How Not to Invest 1000 Dollars
No matter what you do, patience is a virtue. You don't have to double your money in a week to be a successful investor. (In fact, you're probably not going to double your investment overnight... or in a week... or in a month... or in a year. That's rare. If you want to make $1000 a month by investing, you need to invest $100,000 or more.)
Remember that every trade you make costs you money. Buying $1000 of an index fund will cost you between $5 and $10. Selling that same index fund will cost you the same. You'll have to make back $10 or $20 just to break even (and that's not even counting what taxes you pay on any gains). Every trade you make will incur a commission (and probably taxes), so if you're shifting your investments around every day or week or month, you'd better be making a hefty profit to make up for it.
There's little point in trading less than $500 at a time, because at that point the fees are too high to what you expect to get in returns.
Also keep in mind that there's a difference between a stock with a low price per share and one that's currently a bargain. For example, a penny stock may seem like it has an upside but be a terrible, expensive investment at $0.50 a share while a boring blue chip like IBM may be a bargain at $500 a share.
That's not always obvious to new investors. It makes sense when you think about it, if you're willing to do the work to figure out what a share price really means, but if that lesson hasn't sunk in yet, you're better off putting your $1000 into a simple index fund for now.
How to Invest 1000 Dollars a Month
If you're fortunate enough to have a thousand dollars a month to invest, the same strategy can work for you. If you pursue a full index fund strategy, pick a day on which to buy and stick with that every month. (This helps you with something called dollar-cost averaging, where you buy more shares when the price is low and fewer shares when the price is high.) Rather than saving up and buying all in one lump sum, you tend over time to get better returns—even though you'll pay for 12 trades instead of one.
If you pursue the split stock and index fund strategy, you can still use the one trade a month approach. One month buy into the index fund and the next month buy into a stock. This gives you a couple of months to find a good stock at a discount, or to decide to put that money into the index fund instead until you find a great stock.

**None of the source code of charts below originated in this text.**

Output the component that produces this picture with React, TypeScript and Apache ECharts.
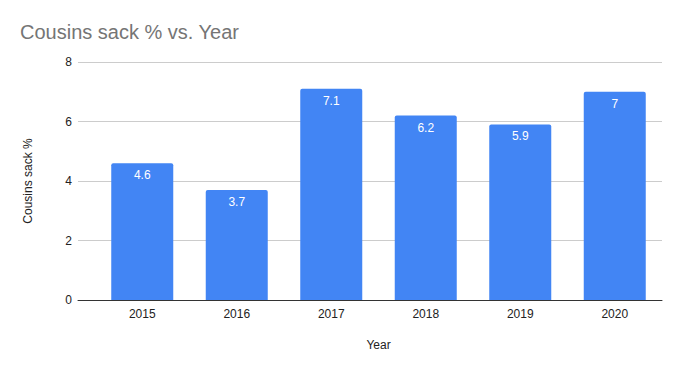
import React, { useEffect, useRef } from "react";
import * as echarts from "echarts";

const years = ["2015", "2016", "2017", "2018", "2019", "2020"];
const sackPct = [4.6, 3.7, 7.1, 6.2, 5.9, 7];
const yTicks = { min: 0, max: 8, interval: 2 };

export default function App() {
  const ref = useRef<HTMLDivElement>(null);
  useEffect(() => {
    if (!ref.current) return;
    const chart = echarts.init(ref.current, null, { renderer: "svg" });
    const font = "Arial, 'Liberation Sans', sans-serif";
    chart.setOption({
      animation: false,
      backgroundColor: "#ffffff",
      textStyle: { fontFamily: font },
      title: {
        text: "Cousins sack % vs. Year",
        left: 15,
        top: 17,
        textStyle: { fontSize: 20, fontWeight: "normal", color: "#757575", fontFamily: font },
      },
      grid: [
        { left: 95, right: 36, top: 62, bottom: 71 },
        { left: 78, right: 36, top: 62, bottom: 71 },
      ],
      xAxis: [
        {
          type: "category",
          gridIndex: 0,
          data: years,
          axisLine: { show: false },
          axisTick: { show: false },
          axisLabel: { color: "#222222", fontSize: 12, margin: 8, fontFamily: font },
          name: "Year",
          nameLocation: "middle",
          nameGap: 39,
          nameTextStyle: { color: "#222222", fontSize: 12, fontFamily: font },
        },
        {
          type: "category",
          gridIndex: 1,
          data: [],
          axisLine: { show: true, lineStyle: { color: "#333333", width: 1 } },
          axisTick: { show: false },
          axisLabel: { show: false },
        },
      ],
      yAxis: [
        {
          type: "value",
          gridIndex: 0,
          ...yTicks,
          show: false,
          splitLine: { show: false },
        },
        {
          type: "value",
          gridIndex: 1,
          ...yTicks,
          axisLine: { show: false },
          axisTick: { show: false },
          axisLabel: { color: "#222222", fontSize: 12, margin: 6, fontFamily: font },
          splitLine: { show: true, lineStyle: { color: "#cccccc", width: 1 } },
          name: "Cousins sack %",
          nameLocation: "middle",
          nameGap: 44,
          nameRotate: 90,
          nameTextStyle: { color: "#222222", fontSize: 12, fontFamily: font },
        },
      ],
      series: [
        {
          type: "bar",
          xAxisIndex: 0,
          yAxisIndex: 0,
          data: sackPct,
          barWidth: 62,
          itemStyle: { color: "#4285F4", borderRadius: [2, 2, 0, 0] },
          label: {
            show: true,
            position: "insideTop",
            distance: 6,
            color: "#ffffff",
            fontSize: 12,
            fontFamily: font,
          },
          z: 3,
        },
      ],
    });
    return () => chart.dispose();
  }, []);
  return <div ref={ref} style={{ width: 698, height: 371, margin: -8 }} />;
}
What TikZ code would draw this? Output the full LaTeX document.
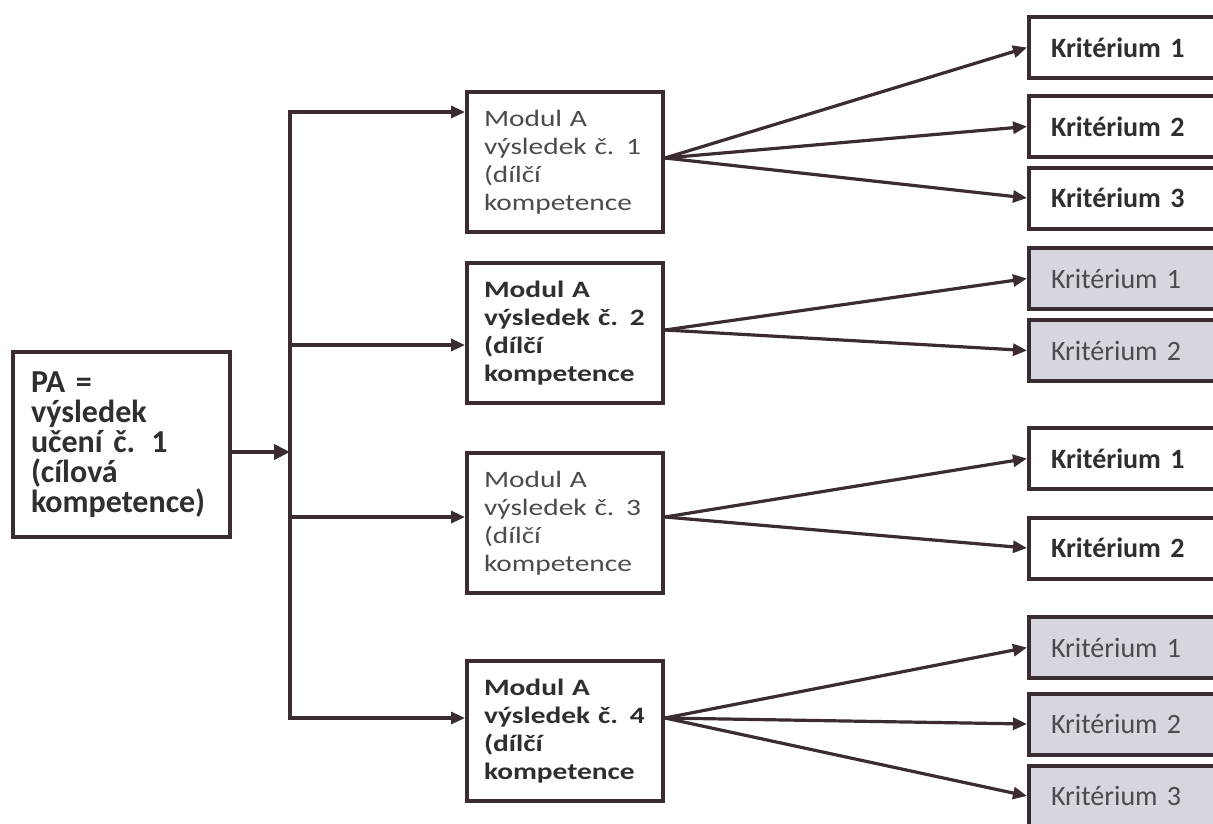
\documentclass[tikz,border=0pt]{standalone}
\usepackage{fontspec}
\setmainfont[WordSpace=0.8]{Carlito}
\newfontfamily\modfont[FakeStretch=1.25,WordSpace=0.7]{Carlito}
\usetikzlibrary{arrows.meta}
\definecolor{linecol}{RGB}{58,44,50}
\definecolor{txtdark}{RGB}{48,46,48}
\definecolor{txtlight}{RGB}{75,75,78}
\definecolor{critgray}{RGB}{214,214,222}
\begin{document}
\begin{tikzpicture}[x=1pt,y=-1pt,
  box/.style={draw=linecol, line width=4pt, rectangle, inner ysep=0pt, align=left},
  pabox/.style={box, minimum width=217pt, minimum height=185pt, text width=181pt, inner xsep=18pt,
     font=\fontsize{32}{30}\selectfont\bfseries, text=txtdark},
  modbox/.style={box, minimum width=196pt, minimum height=140pt, text width=162pt, inner xsep=17pt,
     font=\modfont\fontsize{23.5}{28}\selectfont, text=txtlight},
  modbold/.style={modbox, font=\modfont\fontsize{23.5}{28}\selectfont\bfseries, text=txtdark},
  critbox/.style={box, minimum width=204pt, minimum height=61pt, text width=160pt, inner xsep=22pt,
     font=\fontsize{28}{32}\selectfont\bfseries, text=txtdark, fill=white},
  critgraybox/.style={critbox, fill=critgray, font=\fontsize{28}{32}\selectfont, text=txtlight},
  ln/.style={draw=linecol, line width=3.2pt, line cap=rect},
  arr/.style={draw=linecol, line width=3.2pt, -{Triangle[length=14pt,width=12pt]}},
  bigarr/.style={draw=linecol, line width=4.5pt, -{Triangle[length=16pt,width=15pt]}}
]
\useasboundingbox (0,0) rectangle (1213,823);
\clip (0,0) rectangle (1213,823);
\fill[white] (0,0) rectangle (1213,823);

% main box
\node[pabox] (pa) at (121.5,444.5) {PA =\\výsledek\\učení č. 1\\(cílová\\kompetence)};

% modules
\node[modbox] (a1) at (565,162) {Modul A\\výsledek č. 1\\(dílčí\\kompetence};
\node[modbold] (a2) at (565,333) {Modul A\\výsledek č. 2\\(dílčí\\kompetence};
\node[modbox] (a3) at (565,523) {Modul A\\výsledek č. 3\\(dílčí\\kompetence};
\node[modbold] (a4) at (565,731) {Modul A\\výsledek č. 4\\(dílčí\\kompetence};

% criteria
\node[critbox] (c11) at (1131,47.5) {Kritérium 1};
\node[critbox] (c12) at (1131,126.5) {Kritérium 2};
\node[critbox] (c13) at (1131,198) {Kritérium 3};
\node[critgraybox] (c21) at (1131,278.5) {Kritérium 1};
\node[critgraybox] (c22) at (1131,350.5) {Kritérium 2};
\node[critbox] (c31) at (1131,458.5) {Kritérium 1};
\node[critbox] (c32) at (1131,548) {Kritérium 2};
\node[critgraybox] (c41) at (1131,647.5) {Kritérium 1};
\node[critgraybox] (c42) at (1131,724) {Kritérium 2};
\node[critgraybox] (c43) at (1131,796) {Kritérium 3};

% trunk
\coordinate (t1) at (290,112);
\coordinate (t2) at (290,345);
\coordinate (t3) at (290,517);
\coordinate (t4) at (290,718);
\coordinate (tm) at (290,452);
\draw[ln] (t1) -- (t4);
\draw[arr] (t1) -- (t1 -| a1.west);
\draw[arr] (t2) -- (t2 -| a2.west);
\draw[arr] (t3) -- (t3 -| a3.west);
\draw[arr] (t4) -- (t4 -| a4.west);
\draw[bigarr] (pa.east |- tm) -- (tm);

% fans
\draw[arr] ([yshift=4pt]a1.east) -- (c11.west);
\draw[arr] ([yshift=4pt]a1.east) -- (c12.west);
\draw[arr] ([yshift=4pt]a1.east) -- (c13.west);
\draw[arr] ([yshift=3pt]a2.east) -- (c21.west);
\draw[arr] ([yshift=3pt]a2.east) -- (c22.west);
\draw[arr] ([yshift=6pt]a3.east) -- (c31.west);
\draw[arr] ([yshift=6pt]a3.east) -- (c32.west);
\draw[arr] ([yshift=13pt]a4.east) -- (c41.west);
\draw[arr] ([yshift=13pt]a4.east) -- (c42.west);
\draw[arr] ([yshift=13pt]a4.east) -- (c43.west);
\end{tikzpicture}
\end{document}
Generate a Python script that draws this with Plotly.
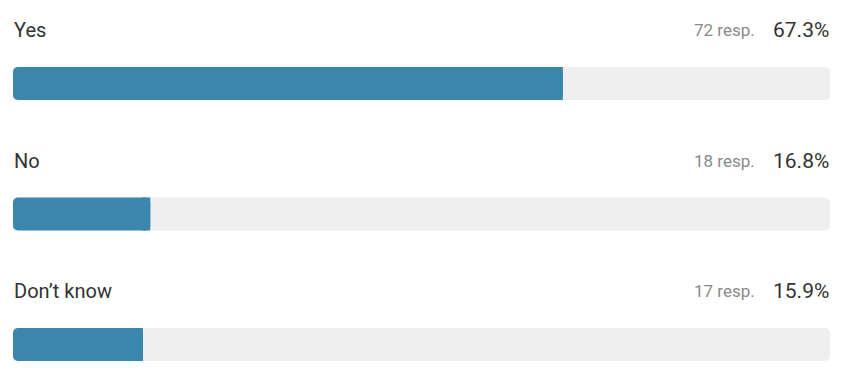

How to Invest $1000 a Month in a 401(k)
If you have a 401(k) account through your employer and you're fortunate enough to be able to invest pre-tax dollars that way, pick the fund with the lowest fees and the closest to the S&P 500 index. Store your money there. Most fund choices aren't great—they cost you a lot in fund fees—but there's usually something dirt simple like an equivalent of the Vanguard index fund.
In fact, if you're fortunate enough to have employer matching contributions, you effectively have an investment with monthly returns of 100% of the matching amount. You're in a good situation here; you can start investing with little money and steadily watch it grow. Even if it's $100 a month, over time this will add up.